The listing below begins with the first line you should copy; stop after the line containing "var titleSize = 32;", and drop every picture.

Collected data
* * *

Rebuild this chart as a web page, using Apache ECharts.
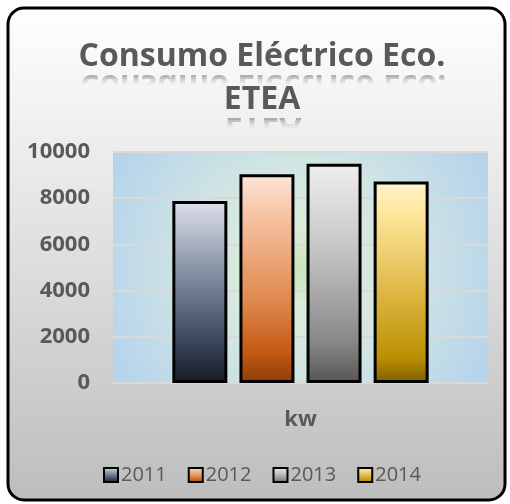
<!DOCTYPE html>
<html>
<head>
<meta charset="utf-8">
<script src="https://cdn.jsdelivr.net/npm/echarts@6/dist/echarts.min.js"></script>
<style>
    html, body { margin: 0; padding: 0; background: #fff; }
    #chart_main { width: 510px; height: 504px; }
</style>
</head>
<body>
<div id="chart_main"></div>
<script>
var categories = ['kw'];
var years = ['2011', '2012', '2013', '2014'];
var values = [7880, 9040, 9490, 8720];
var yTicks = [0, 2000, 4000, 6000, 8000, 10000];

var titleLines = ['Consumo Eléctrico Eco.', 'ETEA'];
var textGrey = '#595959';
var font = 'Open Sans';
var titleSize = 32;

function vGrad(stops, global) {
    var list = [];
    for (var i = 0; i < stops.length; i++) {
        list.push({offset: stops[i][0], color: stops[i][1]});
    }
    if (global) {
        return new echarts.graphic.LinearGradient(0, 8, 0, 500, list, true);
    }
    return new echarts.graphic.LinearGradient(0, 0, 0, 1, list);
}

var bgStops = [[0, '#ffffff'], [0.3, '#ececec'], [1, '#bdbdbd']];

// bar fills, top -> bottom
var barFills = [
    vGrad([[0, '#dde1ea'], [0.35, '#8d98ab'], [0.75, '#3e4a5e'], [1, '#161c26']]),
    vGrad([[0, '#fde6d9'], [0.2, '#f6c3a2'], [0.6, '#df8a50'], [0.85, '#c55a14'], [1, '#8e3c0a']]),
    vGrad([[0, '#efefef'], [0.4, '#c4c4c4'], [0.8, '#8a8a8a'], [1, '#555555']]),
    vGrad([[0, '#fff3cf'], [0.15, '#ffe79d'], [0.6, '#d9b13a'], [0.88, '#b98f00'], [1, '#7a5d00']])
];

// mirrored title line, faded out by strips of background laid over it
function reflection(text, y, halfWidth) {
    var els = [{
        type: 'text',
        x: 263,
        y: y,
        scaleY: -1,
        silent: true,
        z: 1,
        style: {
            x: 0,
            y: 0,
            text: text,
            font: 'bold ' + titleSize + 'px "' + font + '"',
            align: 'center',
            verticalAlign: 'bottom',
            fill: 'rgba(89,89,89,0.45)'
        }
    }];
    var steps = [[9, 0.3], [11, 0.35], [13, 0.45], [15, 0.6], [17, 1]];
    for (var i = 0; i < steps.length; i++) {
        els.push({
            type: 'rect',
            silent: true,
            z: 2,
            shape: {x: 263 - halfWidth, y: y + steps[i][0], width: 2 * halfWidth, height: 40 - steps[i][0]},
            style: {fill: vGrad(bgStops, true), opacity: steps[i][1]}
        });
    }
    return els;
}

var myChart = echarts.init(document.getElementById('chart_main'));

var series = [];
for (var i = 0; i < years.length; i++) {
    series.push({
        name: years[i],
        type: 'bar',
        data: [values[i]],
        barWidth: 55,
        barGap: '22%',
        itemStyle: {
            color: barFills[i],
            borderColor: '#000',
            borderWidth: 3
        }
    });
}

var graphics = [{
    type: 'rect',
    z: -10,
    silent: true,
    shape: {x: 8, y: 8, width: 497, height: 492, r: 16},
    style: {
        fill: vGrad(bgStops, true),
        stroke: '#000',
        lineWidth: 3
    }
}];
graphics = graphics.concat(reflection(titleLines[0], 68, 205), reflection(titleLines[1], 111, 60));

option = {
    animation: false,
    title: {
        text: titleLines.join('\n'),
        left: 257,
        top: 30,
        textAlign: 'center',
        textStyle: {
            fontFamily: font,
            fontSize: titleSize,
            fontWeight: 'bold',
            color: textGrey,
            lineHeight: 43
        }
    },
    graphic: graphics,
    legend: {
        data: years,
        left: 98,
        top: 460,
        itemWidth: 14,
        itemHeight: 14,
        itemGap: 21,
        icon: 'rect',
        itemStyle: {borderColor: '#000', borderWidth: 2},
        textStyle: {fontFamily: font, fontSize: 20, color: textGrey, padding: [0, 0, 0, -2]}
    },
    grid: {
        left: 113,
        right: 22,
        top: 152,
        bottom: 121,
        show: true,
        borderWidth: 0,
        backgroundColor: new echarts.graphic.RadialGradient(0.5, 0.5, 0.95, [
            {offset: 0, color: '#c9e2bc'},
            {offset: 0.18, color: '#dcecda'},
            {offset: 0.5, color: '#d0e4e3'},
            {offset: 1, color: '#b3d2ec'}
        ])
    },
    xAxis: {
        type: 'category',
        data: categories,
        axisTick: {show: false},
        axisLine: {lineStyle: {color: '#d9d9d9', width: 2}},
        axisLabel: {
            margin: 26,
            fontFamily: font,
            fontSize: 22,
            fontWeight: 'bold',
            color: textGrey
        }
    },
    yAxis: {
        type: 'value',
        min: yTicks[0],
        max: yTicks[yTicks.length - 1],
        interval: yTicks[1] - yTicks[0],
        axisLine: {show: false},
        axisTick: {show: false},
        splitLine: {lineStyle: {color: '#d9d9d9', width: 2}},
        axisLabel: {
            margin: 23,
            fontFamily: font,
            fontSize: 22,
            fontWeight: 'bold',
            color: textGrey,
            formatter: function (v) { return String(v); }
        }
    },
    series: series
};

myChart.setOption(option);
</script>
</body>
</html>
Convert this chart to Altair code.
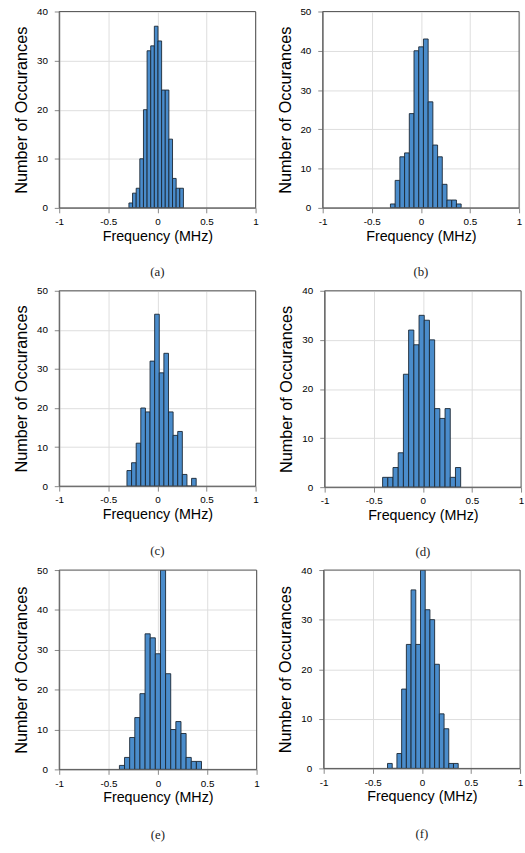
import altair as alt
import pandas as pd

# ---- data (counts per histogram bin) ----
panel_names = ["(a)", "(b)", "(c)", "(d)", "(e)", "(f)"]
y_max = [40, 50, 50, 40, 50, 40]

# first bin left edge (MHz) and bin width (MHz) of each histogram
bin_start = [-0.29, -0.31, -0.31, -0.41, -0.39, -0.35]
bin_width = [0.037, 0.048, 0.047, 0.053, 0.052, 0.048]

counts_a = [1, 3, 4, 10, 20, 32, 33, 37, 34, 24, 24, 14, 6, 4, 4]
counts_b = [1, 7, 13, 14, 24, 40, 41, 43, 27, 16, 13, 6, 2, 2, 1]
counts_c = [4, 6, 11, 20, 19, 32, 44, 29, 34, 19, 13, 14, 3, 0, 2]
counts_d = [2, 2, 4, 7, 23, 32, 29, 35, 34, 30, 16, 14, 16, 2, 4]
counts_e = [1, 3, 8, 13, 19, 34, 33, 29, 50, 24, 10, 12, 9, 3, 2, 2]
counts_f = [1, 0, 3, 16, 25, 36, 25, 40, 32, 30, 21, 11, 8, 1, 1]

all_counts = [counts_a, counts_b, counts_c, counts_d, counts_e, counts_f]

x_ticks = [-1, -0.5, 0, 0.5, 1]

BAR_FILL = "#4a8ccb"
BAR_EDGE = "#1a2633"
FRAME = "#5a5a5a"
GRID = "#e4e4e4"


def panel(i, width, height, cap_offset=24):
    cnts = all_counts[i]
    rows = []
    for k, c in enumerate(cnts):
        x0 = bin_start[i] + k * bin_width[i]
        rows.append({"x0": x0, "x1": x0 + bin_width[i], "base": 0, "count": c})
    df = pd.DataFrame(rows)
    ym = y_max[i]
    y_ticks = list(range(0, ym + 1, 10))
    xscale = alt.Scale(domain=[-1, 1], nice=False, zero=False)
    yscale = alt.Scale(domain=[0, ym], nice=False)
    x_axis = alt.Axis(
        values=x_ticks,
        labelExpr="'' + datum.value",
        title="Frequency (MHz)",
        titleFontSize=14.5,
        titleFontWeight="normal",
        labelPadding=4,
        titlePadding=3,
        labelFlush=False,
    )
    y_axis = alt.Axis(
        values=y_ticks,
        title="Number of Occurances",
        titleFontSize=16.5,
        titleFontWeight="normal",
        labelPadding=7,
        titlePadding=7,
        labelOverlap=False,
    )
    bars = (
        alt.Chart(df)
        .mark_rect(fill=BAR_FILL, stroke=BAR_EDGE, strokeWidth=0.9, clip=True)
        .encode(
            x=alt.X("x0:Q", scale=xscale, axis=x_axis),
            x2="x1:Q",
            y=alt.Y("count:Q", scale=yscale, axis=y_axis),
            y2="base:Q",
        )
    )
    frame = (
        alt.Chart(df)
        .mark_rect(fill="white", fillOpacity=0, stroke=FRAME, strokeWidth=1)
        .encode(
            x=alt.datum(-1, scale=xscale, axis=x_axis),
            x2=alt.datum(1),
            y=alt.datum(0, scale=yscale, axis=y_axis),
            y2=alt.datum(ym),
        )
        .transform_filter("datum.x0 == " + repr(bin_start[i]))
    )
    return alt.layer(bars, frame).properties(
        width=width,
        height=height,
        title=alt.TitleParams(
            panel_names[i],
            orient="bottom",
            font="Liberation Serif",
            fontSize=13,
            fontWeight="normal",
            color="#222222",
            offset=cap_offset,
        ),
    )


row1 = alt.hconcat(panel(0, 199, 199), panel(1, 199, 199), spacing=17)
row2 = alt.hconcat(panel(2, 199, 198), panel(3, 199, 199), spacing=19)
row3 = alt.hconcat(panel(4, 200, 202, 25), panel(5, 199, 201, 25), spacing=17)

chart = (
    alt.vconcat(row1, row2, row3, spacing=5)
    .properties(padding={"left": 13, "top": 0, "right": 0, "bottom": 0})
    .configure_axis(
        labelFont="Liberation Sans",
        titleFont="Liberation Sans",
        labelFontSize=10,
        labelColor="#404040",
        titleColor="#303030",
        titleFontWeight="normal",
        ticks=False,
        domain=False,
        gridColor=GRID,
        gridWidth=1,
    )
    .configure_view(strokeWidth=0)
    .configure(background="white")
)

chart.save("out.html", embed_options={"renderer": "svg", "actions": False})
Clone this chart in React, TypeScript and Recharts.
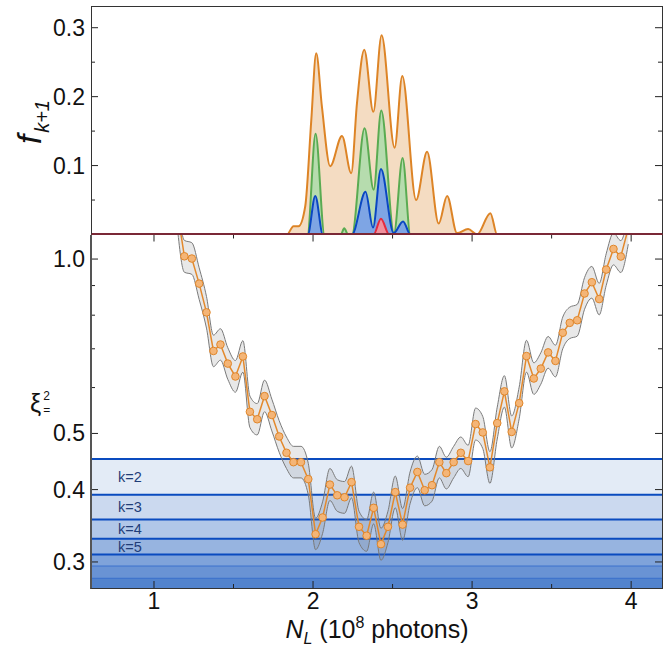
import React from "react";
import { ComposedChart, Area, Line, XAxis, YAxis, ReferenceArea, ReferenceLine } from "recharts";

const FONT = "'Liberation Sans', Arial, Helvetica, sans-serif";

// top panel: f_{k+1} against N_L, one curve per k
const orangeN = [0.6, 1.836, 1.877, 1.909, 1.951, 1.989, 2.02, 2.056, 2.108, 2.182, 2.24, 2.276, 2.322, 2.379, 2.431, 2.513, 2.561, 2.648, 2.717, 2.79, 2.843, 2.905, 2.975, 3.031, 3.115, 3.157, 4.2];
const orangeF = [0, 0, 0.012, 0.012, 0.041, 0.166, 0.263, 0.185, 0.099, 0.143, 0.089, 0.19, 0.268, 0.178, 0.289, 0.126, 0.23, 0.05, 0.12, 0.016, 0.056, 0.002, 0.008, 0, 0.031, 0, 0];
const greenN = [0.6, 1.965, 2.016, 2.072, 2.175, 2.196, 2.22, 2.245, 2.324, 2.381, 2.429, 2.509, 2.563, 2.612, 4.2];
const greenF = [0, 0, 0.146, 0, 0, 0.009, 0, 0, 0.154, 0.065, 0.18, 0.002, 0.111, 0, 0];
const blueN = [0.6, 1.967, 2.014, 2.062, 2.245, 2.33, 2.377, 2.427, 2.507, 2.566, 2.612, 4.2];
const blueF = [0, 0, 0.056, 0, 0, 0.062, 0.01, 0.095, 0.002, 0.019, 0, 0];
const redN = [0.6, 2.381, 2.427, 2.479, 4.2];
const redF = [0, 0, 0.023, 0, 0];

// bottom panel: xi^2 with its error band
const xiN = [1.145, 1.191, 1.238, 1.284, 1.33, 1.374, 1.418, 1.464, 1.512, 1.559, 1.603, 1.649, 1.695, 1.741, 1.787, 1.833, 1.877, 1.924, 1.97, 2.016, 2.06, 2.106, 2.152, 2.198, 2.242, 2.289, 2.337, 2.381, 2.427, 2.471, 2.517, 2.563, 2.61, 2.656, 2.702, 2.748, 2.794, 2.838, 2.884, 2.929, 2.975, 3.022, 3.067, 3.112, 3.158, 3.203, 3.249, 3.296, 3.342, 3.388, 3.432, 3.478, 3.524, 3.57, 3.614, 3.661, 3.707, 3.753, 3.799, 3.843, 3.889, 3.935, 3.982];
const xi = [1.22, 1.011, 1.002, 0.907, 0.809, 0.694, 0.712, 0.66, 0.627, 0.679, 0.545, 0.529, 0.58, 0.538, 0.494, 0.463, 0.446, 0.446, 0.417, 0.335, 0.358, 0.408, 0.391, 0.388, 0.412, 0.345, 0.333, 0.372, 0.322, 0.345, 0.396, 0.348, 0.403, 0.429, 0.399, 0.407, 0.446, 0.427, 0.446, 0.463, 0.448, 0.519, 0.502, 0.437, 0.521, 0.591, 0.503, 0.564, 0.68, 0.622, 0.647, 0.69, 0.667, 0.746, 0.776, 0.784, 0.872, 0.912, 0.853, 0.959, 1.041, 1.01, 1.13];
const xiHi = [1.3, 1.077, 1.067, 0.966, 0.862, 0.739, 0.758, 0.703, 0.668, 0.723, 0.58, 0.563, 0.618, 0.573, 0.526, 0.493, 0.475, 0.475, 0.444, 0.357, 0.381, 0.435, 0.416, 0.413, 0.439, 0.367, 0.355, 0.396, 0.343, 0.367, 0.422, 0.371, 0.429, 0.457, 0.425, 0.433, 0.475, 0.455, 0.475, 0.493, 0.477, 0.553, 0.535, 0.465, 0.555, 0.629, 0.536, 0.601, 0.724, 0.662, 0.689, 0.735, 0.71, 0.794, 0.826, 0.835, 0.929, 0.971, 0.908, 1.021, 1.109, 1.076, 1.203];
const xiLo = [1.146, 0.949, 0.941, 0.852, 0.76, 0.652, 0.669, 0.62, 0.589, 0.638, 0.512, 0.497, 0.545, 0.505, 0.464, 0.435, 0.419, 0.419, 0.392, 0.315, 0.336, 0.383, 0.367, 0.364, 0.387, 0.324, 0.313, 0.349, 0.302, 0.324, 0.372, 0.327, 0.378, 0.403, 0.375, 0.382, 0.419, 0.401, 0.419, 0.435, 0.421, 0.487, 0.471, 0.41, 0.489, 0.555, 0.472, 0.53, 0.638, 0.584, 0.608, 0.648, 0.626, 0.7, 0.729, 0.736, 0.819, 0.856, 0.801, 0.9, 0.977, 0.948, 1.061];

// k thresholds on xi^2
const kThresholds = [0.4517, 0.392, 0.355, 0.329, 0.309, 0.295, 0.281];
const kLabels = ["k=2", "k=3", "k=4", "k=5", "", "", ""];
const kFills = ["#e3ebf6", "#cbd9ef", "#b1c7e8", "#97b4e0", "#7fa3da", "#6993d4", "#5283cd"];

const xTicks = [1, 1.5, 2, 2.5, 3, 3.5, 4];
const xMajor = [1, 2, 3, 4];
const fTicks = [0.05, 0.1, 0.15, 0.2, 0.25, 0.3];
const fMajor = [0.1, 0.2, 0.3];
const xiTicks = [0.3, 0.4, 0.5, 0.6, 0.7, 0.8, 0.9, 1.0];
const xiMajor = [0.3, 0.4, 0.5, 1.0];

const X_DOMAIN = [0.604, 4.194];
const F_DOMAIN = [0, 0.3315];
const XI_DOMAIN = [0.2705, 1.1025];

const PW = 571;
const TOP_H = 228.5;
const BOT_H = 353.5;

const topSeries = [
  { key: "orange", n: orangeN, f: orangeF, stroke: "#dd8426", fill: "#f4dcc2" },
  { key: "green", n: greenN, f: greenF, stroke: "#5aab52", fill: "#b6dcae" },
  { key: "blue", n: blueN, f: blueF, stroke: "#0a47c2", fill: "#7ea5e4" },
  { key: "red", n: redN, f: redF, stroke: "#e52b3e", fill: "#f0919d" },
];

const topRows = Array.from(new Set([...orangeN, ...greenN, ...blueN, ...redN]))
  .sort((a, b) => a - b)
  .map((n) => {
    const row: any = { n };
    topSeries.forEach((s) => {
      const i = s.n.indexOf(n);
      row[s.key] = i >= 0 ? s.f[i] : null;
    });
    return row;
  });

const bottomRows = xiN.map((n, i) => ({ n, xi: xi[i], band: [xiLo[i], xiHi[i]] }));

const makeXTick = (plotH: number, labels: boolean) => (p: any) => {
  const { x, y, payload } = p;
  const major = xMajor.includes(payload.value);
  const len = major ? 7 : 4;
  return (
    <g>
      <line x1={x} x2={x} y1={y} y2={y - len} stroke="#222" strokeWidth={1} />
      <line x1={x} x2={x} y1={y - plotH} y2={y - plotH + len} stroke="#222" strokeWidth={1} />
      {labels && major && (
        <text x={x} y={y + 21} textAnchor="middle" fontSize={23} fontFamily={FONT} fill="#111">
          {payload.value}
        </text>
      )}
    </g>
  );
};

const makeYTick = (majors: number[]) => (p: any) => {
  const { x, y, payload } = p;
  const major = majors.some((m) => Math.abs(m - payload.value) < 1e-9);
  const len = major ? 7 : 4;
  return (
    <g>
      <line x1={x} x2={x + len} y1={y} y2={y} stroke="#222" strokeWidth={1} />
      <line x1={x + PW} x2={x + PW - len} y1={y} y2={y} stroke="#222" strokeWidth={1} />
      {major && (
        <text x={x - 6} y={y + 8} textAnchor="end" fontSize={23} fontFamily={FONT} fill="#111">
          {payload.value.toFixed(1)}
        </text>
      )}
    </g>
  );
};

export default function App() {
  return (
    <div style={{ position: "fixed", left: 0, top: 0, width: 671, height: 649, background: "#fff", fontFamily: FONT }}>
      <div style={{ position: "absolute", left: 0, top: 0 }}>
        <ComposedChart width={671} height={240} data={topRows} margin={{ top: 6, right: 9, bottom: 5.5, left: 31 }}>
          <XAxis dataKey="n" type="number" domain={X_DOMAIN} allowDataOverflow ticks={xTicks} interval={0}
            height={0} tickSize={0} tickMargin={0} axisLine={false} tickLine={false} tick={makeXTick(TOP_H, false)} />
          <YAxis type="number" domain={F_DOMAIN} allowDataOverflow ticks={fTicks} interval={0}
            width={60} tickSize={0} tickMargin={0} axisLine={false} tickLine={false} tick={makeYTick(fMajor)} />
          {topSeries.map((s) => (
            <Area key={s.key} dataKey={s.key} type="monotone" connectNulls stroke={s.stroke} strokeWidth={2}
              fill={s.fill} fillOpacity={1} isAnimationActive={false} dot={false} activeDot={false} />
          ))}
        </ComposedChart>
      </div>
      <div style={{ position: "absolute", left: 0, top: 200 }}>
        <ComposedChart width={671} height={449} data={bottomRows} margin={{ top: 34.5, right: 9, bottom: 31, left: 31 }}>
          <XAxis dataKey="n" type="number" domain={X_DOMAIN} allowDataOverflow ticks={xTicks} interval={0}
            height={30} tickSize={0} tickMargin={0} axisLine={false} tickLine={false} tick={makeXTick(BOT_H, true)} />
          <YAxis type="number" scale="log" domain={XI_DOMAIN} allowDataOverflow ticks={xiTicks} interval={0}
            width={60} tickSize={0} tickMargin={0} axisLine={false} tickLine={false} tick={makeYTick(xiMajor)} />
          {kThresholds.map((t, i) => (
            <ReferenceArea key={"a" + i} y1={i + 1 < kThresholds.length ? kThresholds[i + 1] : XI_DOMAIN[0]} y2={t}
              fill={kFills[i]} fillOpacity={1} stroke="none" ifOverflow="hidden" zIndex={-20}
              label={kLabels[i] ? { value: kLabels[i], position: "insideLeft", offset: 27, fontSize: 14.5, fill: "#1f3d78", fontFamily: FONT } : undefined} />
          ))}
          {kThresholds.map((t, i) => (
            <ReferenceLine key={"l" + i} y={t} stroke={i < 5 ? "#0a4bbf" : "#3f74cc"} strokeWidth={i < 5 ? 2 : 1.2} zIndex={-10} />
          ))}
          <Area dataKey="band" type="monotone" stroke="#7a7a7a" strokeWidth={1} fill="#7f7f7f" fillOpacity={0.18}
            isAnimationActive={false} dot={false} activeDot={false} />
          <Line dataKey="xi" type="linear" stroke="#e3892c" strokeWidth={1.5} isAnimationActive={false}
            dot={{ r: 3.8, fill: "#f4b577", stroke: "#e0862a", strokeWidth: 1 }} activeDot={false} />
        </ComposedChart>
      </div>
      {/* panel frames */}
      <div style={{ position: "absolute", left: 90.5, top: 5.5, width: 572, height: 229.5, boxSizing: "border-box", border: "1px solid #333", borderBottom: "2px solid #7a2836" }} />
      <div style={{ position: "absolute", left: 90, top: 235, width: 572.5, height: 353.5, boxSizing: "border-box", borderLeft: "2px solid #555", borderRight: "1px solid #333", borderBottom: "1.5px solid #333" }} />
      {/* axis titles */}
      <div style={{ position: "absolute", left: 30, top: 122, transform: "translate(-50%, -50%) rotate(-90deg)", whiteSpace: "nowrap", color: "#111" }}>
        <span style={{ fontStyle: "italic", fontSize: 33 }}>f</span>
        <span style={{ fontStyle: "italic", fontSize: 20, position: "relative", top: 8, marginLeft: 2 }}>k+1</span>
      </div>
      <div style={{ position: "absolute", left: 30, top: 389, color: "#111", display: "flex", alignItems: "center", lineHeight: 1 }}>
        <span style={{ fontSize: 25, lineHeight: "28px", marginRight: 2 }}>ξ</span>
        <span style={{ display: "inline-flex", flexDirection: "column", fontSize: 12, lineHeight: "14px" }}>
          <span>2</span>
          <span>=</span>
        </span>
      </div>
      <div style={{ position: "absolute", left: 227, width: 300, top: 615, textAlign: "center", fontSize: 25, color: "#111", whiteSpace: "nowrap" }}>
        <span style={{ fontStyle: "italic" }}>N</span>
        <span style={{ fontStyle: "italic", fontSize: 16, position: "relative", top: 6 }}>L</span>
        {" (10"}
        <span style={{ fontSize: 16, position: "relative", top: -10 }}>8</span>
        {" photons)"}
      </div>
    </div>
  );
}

* * *

**RESPONSE TO THE TASK**
Rebuild this chart as a web page, using Apache ECharts.
<!DOCTYPE html>
<html>
<head>
<meta charset="utf-8">
<script src="https://cdn.jsdelivr.net/npm/echarts@6/dist/echarts.min.js"></script>
<style>
    html, body { margin: 0; padding: 0; background: #fff; }
    #chart_main { width: 510px; height: 504px; }
</style>
</head>
<body>
<div id="chart_main"></div>
<script>
var categories = ['kw'];
var years = ['2011', '2012', '2013', '2014'];
var values = [7880, 9040, 9490, 8720];
var yTicks = [0, 2000, 4000, 6000, 8000, 10000];

var titleLines = ['Consumo Eléctrico Eco.', 'ETEA'];
var textGrey = '#595959';
var font = 'Open Sans';
var titleSize = 32;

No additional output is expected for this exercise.